┌──

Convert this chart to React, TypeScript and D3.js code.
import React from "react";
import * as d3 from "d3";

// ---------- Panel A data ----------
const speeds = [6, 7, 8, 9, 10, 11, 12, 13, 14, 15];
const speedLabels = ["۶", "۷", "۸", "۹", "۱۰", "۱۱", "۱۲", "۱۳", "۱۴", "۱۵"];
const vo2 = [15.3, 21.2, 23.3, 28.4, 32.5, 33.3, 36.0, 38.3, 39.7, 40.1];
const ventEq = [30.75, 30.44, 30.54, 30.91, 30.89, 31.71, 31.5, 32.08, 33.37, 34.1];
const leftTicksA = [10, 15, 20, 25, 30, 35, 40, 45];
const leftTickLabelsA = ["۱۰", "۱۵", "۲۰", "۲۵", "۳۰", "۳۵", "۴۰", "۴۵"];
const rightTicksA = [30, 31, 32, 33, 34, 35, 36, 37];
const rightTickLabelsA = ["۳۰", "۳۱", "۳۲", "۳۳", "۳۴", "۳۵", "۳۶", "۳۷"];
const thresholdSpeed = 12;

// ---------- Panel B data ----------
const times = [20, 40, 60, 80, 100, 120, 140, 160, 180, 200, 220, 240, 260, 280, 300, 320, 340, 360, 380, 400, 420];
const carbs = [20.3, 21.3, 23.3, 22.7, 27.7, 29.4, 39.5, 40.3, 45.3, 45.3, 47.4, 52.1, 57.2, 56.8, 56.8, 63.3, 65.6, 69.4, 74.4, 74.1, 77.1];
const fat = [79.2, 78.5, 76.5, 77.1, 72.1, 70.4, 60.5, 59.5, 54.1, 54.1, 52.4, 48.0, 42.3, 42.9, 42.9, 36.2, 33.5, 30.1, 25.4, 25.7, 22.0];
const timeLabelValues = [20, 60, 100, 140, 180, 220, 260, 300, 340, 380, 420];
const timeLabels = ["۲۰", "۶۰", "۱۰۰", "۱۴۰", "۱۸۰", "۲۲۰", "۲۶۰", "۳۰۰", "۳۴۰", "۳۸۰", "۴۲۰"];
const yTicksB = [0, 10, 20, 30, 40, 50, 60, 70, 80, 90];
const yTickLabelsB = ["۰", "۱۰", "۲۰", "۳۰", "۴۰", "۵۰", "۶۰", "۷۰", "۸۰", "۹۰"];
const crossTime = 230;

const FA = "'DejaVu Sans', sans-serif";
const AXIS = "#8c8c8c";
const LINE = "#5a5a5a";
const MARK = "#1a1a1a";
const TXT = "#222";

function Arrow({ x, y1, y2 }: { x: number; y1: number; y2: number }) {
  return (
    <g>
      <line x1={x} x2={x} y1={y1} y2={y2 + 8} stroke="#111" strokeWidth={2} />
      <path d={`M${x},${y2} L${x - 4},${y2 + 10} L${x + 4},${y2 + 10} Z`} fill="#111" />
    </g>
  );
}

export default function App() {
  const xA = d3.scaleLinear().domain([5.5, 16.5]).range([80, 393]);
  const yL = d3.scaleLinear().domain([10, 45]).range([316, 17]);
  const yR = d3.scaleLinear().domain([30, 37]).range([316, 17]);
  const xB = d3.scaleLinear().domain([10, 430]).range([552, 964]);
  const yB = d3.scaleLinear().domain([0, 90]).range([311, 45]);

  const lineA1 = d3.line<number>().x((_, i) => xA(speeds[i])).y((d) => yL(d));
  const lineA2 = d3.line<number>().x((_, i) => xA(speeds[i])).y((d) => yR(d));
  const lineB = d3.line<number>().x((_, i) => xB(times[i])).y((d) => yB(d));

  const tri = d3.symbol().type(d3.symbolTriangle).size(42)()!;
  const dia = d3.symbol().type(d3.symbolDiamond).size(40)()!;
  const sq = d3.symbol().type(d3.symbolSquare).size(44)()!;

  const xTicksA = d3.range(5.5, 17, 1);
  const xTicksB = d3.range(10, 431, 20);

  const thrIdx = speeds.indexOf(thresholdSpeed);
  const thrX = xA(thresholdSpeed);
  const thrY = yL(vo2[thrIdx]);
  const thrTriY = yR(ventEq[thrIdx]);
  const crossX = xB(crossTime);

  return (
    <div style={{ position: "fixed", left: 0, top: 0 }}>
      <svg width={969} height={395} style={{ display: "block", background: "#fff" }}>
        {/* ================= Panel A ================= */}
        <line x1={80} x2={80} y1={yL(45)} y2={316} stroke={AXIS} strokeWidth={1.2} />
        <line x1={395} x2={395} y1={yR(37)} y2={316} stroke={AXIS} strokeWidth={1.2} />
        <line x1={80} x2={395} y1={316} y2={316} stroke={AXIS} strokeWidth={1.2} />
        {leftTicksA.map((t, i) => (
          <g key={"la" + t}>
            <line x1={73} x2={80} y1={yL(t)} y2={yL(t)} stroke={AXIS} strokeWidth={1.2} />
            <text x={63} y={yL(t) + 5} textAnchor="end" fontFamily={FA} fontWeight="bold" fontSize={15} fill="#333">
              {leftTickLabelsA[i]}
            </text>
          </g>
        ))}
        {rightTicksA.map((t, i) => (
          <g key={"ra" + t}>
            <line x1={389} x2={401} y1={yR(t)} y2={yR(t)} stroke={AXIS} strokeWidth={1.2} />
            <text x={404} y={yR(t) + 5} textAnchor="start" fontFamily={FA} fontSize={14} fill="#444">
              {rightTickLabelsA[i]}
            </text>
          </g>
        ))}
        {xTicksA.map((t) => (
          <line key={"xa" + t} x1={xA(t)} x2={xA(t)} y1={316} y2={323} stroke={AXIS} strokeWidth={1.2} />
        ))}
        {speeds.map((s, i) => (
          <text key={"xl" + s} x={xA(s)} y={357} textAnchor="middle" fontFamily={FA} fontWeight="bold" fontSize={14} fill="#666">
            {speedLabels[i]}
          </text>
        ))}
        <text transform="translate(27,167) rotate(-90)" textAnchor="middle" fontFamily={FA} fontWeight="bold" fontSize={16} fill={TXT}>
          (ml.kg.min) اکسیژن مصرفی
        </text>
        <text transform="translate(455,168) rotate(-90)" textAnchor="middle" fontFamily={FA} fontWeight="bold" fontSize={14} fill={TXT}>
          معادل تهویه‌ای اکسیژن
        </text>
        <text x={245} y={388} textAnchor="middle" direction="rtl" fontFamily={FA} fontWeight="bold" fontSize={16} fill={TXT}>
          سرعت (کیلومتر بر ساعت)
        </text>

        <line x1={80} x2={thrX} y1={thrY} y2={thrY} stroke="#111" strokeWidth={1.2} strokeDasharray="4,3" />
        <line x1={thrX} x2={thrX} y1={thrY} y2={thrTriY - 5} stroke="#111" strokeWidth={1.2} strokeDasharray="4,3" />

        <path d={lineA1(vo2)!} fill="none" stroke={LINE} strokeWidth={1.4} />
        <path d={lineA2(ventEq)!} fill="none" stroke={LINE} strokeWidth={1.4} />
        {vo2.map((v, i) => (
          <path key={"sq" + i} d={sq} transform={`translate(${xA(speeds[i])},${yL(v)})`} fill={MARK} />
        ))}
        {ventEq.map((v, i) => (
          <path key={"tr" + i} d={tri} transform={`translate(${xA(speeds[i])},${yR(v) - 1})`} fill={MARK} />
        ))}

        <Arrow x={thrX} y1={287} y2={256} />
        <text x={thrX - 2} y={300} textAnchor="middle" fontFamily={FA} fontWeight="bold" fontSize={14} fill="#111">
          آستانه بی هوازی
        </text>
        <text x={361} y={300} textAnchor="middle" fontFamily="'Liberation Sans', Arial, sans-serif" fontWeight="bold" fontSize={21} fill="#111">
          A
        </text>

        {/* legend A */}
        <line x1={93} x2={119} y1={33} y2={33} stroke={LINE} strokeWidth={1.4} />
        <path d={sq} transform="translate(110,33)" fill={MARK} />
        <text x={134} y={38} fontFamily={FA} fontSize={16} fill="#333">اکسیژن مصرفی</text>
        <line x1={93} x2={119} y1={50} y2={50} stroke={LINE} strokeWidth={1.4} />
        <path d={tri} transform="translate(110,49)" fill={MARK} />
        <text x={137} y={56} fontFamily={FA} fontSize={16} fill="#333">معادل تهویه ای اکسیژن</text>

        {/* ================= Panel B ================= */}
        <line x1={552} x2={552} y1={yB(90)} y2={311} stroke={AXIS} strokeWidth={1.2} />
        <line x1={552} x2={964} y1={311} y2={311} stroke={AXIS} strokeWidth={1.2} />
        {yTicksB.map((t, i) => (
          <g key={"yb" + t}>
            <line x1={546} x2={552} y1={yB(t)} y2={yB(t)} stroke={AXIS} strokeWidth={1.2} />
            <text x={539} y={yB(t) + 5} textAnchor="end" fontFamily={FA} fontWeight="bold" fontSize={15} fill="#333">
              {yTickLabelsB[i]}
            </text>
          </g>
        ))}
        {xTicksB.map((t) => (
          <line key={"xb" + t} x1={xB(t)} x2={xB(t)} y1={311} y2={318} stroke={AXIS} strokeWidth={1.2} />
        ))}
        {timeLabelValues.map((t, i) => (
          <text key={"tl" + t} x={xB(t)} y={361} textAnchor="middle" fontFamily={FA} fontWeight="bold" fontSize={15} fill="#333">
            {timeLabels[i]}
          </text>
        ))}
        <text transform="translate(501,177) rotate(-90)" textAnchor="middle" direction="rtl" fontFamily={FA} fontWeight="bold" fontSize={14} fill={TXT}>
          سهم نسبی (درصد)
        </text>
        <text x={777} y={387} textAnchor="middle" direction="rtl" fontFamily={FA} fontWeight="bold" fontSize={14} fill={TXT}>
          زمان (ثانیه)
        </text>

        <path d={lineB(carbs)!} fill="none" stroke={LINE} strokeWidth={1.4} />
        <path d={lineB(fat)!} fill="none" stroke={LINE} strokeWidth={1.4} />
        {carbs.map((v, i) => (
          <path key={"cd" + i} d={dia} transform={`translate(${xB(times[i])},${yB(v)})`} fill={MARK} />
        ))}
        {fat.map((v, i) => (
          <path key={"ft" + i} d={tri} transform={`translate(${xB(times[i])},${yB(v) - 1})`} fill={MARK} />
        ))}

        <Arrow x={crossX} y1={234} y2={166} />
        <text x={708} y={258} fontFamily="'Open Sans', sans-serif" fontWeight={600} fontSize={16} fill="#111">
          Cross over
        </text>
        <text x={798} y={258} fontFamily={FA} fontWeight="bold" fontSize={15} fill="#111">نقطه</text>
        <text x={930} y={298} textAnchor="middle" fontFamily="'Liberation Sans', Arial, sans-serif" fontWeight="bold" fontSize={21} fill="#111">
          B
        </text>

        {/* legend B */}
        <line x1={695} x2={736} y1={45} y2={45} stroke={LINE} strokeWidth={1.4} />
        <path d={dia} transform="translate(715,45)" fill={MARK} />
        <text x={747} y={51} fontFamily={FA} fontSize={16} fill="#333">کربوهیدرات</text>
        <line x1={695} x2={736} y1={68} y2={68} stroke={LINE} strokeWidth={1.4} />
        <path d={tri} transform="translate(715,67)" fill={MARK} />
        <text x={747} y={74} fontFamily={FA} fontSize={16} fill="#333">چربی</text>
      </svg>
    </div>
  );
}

└──
┌──

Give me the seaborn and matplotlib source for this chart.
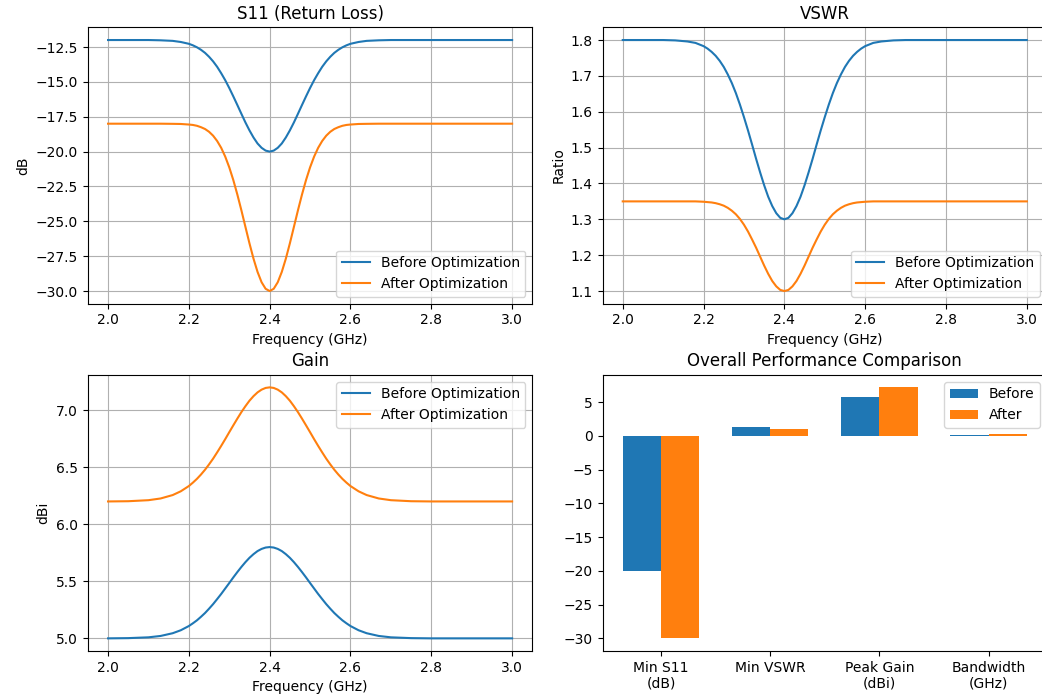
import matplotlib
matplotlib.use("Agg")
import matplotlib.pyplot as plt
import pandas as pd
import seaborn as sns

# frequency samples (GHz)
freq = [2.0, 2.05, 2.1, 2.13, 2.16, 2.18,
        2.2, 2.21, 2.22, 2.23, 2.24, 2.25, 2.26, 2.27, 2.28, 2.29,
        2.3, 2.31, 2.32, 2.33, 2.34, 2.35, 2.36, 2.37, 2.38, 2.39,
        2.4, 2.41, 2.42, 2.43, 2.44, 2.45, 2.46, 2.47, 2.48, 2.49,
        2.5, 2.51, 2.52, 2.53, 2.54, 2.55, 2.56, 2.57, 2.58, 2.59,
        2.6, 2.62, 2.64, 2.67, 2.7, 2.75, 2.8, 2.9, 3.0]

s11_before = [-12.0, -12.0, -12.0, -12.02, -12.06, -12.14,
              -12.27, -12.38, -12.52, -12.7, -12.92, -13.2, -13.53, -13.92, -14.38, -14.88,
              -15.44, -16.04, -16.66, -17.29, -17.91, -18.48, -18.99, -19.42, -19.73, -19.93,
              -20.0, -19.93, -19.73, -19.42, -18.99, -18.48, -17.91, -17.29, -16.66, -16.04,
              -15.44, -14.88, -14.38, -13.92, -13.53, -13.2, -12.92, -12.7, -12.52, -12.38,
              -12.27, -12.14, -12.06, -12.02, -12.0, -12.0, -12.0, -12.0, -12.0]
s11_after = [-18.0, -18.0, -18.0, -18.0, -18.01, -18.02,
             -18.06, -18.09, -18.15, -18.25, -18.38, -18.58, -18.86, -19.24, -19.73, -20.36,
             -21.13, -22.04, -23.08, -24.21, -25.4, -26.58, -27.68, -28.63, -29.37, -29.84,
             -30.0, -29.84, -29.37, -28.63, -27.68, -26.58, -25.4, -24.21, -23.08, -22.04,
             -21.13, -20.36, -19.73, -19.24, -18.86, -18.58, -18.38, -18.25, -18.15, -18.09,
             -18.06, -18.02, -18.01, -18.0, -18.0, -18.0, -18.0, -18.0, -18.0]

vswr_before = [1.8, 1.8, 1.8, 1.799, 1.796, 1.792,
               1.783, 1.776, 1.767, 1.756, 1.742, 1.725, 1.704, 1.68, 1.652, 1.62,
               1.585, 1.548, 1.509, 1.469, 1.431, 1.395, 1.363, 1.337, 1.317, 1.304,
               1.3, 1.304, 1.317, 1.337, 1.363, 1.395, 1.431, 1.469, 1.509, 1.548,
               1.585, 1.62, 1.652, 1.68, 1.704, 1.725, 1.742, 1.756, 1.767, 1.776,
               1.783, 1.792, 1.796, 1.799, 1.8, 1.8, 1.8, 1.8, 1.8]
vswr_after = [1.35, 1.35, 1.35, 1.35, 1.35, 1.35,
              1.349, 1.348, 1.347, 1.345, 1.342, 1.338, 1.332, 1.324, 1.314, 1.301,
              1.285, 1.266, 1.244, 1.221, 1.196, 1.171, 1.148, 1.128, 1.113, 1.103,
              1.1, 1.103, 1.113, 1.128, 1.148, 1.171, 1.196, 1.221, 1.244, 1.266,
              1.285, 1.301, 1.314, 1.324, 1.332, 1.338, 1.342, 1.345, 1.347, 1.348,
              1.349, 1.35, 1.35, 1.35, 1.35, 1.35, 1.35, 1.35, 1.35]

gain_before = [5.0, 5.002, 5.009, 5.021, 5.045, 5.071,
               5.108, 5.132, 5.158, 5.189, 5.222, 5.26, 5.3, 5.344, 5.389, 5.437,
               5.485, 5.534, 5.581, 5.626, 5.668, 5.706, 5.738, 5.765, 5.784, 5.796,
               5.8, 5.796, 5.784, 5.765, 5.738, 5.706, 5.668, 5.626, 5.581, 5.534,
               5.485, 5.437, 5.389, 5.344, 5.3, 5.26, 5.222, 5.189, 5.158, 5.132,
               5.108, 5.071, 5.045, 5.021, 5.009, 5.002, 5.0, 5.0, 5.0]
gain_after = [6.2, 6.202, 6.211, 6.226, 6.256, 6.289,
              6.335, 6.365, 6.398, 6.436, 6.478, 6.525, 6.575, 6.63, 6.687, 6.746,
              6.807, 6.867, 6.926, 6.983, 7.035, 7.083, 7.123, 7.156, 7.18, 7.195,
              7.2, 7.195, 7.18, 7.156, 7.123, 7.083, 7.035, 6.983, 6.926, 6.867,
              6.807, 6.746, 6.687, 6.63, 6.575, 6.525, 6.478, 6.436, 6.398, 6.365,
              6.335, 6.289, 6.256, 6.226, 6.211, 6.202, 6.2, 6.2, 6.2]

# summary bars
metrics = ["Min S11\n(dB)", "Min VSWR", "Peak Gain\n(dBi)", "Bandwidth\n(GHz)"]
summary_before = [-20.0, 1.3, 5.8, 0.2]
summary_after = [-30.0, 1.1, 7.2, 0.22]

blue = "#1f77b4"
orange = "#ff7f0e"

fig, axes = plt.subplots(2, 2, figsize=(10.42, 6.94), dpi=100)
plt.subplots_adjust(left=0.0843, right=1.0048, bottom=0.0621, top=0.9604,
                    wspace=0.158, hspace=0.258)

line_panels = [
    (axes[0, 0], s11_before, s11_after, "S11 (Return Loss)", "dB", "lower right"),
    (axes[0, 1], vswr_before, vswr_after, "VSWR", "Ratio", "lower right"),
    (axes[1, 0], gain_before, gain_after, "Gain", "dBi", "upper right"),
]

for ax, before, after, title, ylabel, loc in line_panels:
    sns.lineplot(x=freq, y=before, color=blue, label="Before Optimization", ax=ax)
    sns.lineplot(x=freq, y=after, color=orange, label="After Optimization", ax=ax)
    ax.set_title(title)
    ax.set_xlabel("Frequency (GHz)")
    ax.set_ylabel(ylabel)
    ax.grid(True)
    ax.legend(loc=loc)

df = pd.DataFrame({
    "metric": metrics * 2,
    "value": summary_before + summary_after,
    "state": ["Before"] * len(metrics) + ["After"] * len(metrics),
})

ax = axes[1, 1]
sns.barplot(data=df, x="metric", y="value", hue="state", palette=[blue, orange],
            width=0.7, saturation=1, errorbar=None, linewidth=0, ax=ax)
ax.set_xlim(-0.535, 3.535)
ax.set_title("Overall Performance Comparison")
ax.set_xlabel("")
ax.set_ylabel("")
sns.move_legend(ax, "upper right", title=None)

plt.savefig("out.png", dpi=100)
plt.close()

└──

= To do =
Review the preceding data and report every line that includes the string "React".

= Complete answer =
Convert this chart to React, TypeScript and D3.js code.
import React from "react";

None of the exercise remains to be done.